Alison McGovern, meanwhile, has played an equally significant role in making Labour electable again. As chair of the centre-left political faction and think-tank Progress (now Progressive Britain), she shepherded moderate policies, politics and activists through the Corbyn years so that there was a reserve army to support Starmer when elected leader. As the Shadow Minister for Employment, she has a track record of innovative thinking: her most recent plan, to devolve job centres to local councils, would prove more effective than the status quo without costing more.

Finally, reshuffles are about two types of people. The first are your MPs — and when I say it pays to remember them, I mean that literally. There was a reshuffle during my time at No. 10 when a minister lost their job because their name was on a piece of paper that had fallen off the table and someone else’s was slotted in its place. The reality is that a reshuffle is rarely only one move; you must have the whole plan in full detail before you announce the headline parts. Nobody must be forgotten.

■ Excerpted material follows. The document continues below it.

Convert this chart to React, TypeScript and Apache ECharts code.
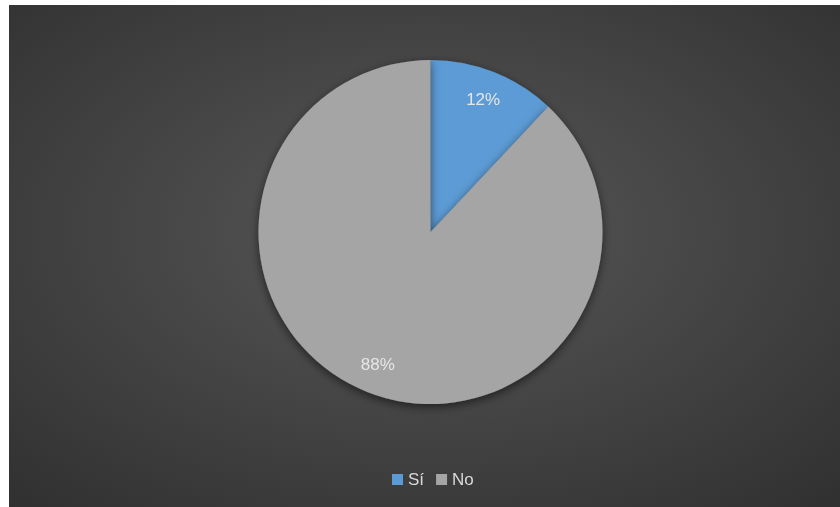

The second group of people are, of course, the voters. If Labour’s reshuffle is done right, the public will take notice of the new faces on the frontbench. Once he has his best team in place, the next challenge for Starmer will be sending them around the country to promote the party’s pledges and policies. Politics is a retail business, and sales are best done face to face — but you don’t need to wait for a general election to seal the deal with the British people.